→ **PROMPT**:
Go through the material and write it all out exactly, minus the pictures.
-- Start DATA SECTION --
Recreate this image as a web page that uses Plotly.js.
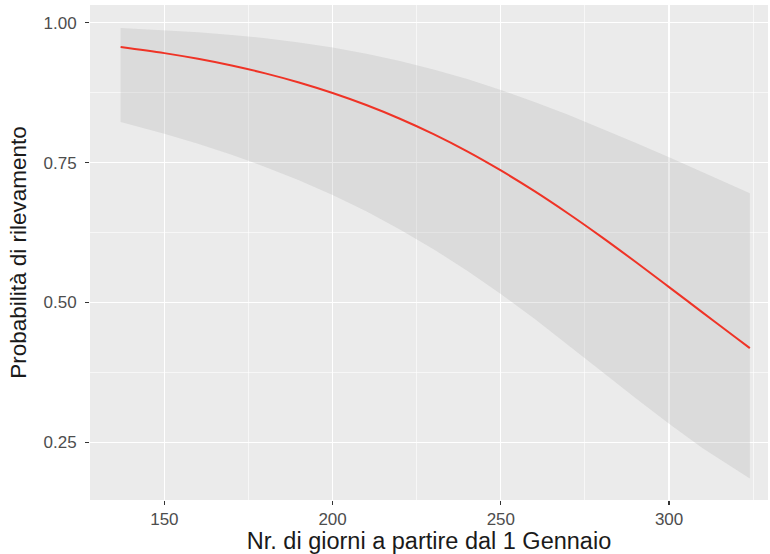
<!DOCTYPE html>
<html>
<head>
<meta charset="utf-8">
<script src="https://cdn.plot.ly/plotly-3.0.1.min.js"></script>
<style>html,body{margin:0;padding:0;background:#fff;}#chart{width:770px;height:554px;}</style>
</head>
<body>
<div id="chart"></div>
<script>
// Days from 1 January
const days = [137,150,160,170,180,190,200,210,220,230,240,250,260,270,280,290,300,310,320,324];
// Fitted probability of detection
const fitted = [0.9566,0.9456,0.9354,0.9234,0.9094,0.8931,0.8743,0.8528,0.8283,0.8008,0.7700,0.7359,0.6989,0.6590,0.6168,0.5727,0.5275,0.4818,0.4364,0.4184];
// Confidence band
const upper = [0.9906,0.9868,0.9830,0.9782,0.9722,0.9648,0.9557,0.9447,0.9317,0.9165,0.8992,0.8797,0.8583,0.8353,0.8109,0.7855,0.7593,0.7327,0.7058,0.6950];
const lower = [0.8226,0.8016,0.7836,0.7639,0.7422,0.7183,0.6919,0.6628,0.6306,0.5953,0.5568,0.5151,0.4707,0.4243,0.3766,0.3292,0.2831,0.2397,0.1999,0.1852];
const xTicks = [150,200,250,300];
const yTicks = [0.25,0.50,0.75,1.00];
const yTickLabels = ["0.25","0.50","0.75","1.00"];

const traces = [
  {x: days, y: lower, type: 'scatter', mode: 'lines', line: {width: 0}, hoverinfo: 'skip', showlegend: false},
  {x: days, y: upper, type: 'scatter', mode: 'lines', line: {width: 0}, fill: 'tonexty', fillcolor: 'rgba(153,153,153,0.2)', hoverinfo: 'skip', showlegend: false},
  {x: days, y: fitted, type: 'scatter', mode: 'lines', line: {color: '#EF3326', width: 2, shape: 'spline'}, showlegend: false}
];

const tickFont = {family: 'Liberation Sans, Arial, sans-serif', size: 17, color: '#4D4D4D'};
const xTitleFont = {family: 'Liberation Sans, Arial, sans-serif', size: 23.5, color: '#1a1a1a'};
const yTitleFont = {family: 'Liberation Sans, Arial, sans-serif', size: 22.5, color: '#1a1a1a'};

const layout = {
  width: 770, height: 554,
  margin: {l: 90, r: 2, t: 5, b: 54},
  paper_bgcolor: '#FFFFFF',
  plot_bgcolor: '#EBEBEB',
  showlegend: false,
  xaxis: {
    range: [127.9, 329.4],
    tickvals: xTicks, ticktext: xTicks.map(String),
    ticks: 'outside', ticklen: 4, tickwidth: 1.2, tickcolor: '#333333',
    tickfont: tickFont,
    showgrid: true, gridcolor: '#FFFFFF', gridwidth: 1.3,
    minor: {tickvals: [175,225,275,325], showgrid: true, gridcolor: '#FFFFFF', gridwidth: 0.6, ticks: ''},
    zeroline: false, showline: false,
    title: {text: 'Nr. di giorni a partire dal 1 Gennaio', font: xTitleFont, standoff: 2}
  },
  yaxis: {
    range: [0.147, 1.0316],
    tickvals: yTicks, ticktext: yTickLabels,
    ticks: 'outside', ticklen: 4, tickwidth: 1.2, tickcolor: '#333333',
    tickfont: tickFont, ticklabelstandoff: 5,
    showgrid: true, gridcolor: '#FFFFFF', gridwidth: 1.3,
    minor: {tickvals: [0.375,0.625,0.875], showgrid: true, gridcolor: '#FFFFFF', gridwidth: 0.6, ticks: ''},
    zeroline: false, showline: false,
    title: {text: 'Probabilità di rilevamento', font: yTitleFont, standoff: 10}
  }
};

Plotly.newPlot('chart', traces, layout, {displayModeBar: false, staticPlot: true});
</script>
</body>
</html>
-- End DATA SECTION --
→ **ANSWER IN FULL**:
Recreate this image as a web page that uses Plotly.js.
<!DOCTYPE html>
<html>
<head>
<meta charset="utf-8">
<script src="https://cdn.plot.ly/plotly-3.0.1.min.js"></script>
<style>html,body{margin:0;padding:0;background:#fff;}#chart{width:770px;height:554px;}</style>
</head>
<body>
<div id="chart"></div>
<script>
// Days from 1 January
const days = [137,150,160,170,180,190,200,210,220,230,240,250,260,270,280,290,300,310,320,324];
// Fitted probability of detection
const fitted = [0.9566,0.9456,0.9354,0.9234,0.9094,0.8931,0.8743,0.8528,0.8283,0.8008,0.7700,0.7359,0.6989,0.6590,0.6168,0.5727,0.5275,0.4818,0.4364,0.4184];
// Confidence band
const upper = [0.9906,0.9868,0.9830,0.9782,0.9722,0.9648,0.9557,0.9447,0.9317,0.9165,0.8992,0.8797,0.8583,0.8353,0.8109,0.7855,0.7593,0.7327,0.7058,0.6950];
const lower = [0.8226,0.8016,0.7836,0.7639,0.7422,0.7183,0.6919,0.6628,0.6306,0.5953,0.5568,0.5151,0.4707,0.4243,0.3766,0.3292,0.2831,0.2397,0.1999,0.1852];
const xTicks = [150,200,250,300];
const yTicks = [0.25,0.50,0.75,1.00];
const yTickLabels = ["0.25","0.50","0.75","1.00"];

const traces = [
  {x: days, y: lower, type: 'scatter', mode: 'lines', line: {width: 0}, hoverinfo: 'skip', showlegend: false},
  {x: days, y: upper, type: 'scatter', mode: 'lines', line: {width: 0}, fill: 'tonexty', fillcolor: 'rgba(153,153,153,0.2)', hoverinfo: 'skip', showlegend: false},
  {x: days, y: fitted, type: 'scatter', mode: 'lines', line: {color: '#EF3326', width: 2, shape: 'spline'}, showlegend: false}
];

const tickFont = {family: 'Liberation Sans, Arial, sans-serif', size: 17, color: '#4D4D4D'};
const xTitleFont = {family: 'Liberation Sans, Arial, sans-serif', size: 23.5, color: '#1a1a1a'};
const yTitleFont = {family: 'Liberation Sans, Arial, sans-serif', size: 22.5, color: '#1a1a1a'};

const layout = {
  width: 770, height: 554,
  margin: {l: 90, r: 2, t: 5, b: 54},
  paper_bgcolor: '#FFFFFF',
  plot_bgcolor: '#EBEBEB',
  showlegend: false,
  xaxis: {
    range: [127.9, 329.4],
    tickvals: xTicks, ticktext: xTicks.map(String),
    ticks: 'outside', ticklen: 4, tickwidth: 1.2, tickcolor: '#333333',
    tickfont: tickFont,
    showgrid: true, gridcolor: '#FFFFFF', gridwidth: 1.3,
    minor: {tickvals: [175,225,275,325], showgrid: true, gridcolor: '#FFFFFF', gridwidth: 0.6, ticks: ''},
    zeroline: false, showline: false,
    title: {text: 'Nr. di giorni a partire dal 1 Gennaio', font: xTitleFont, standoff: 2}
  },
  yaxis: {
    range: [0.147, 1.0316],
    tickvals: yTicks, ticktext: yTickLabels,
    ticks: 'outside', ticklen: 4, tickwidth: 1.2, tickcolor: '#333333',
    tickfont: tickFont, ticklabelstandoff: 5,
    showgrid: true, gridcolor: '#FFFFFF', gridwidth: 1.3,
    minor: {tickvals: [0.375,0.625,0.875], showgrid: true, gridcolor: '#FFFFFF', gridwidth: 0.6, ticks: ''},
    zeroline: false, showline: false,
    title: {text: 'Probabilità di rilevamento', font: yTitleFont, standoff: 10}
  }
};

Plotly.newPlot('chart', traces, layout, {displayModeBar: false, staticPlot: true});
</script>
</body>
</html>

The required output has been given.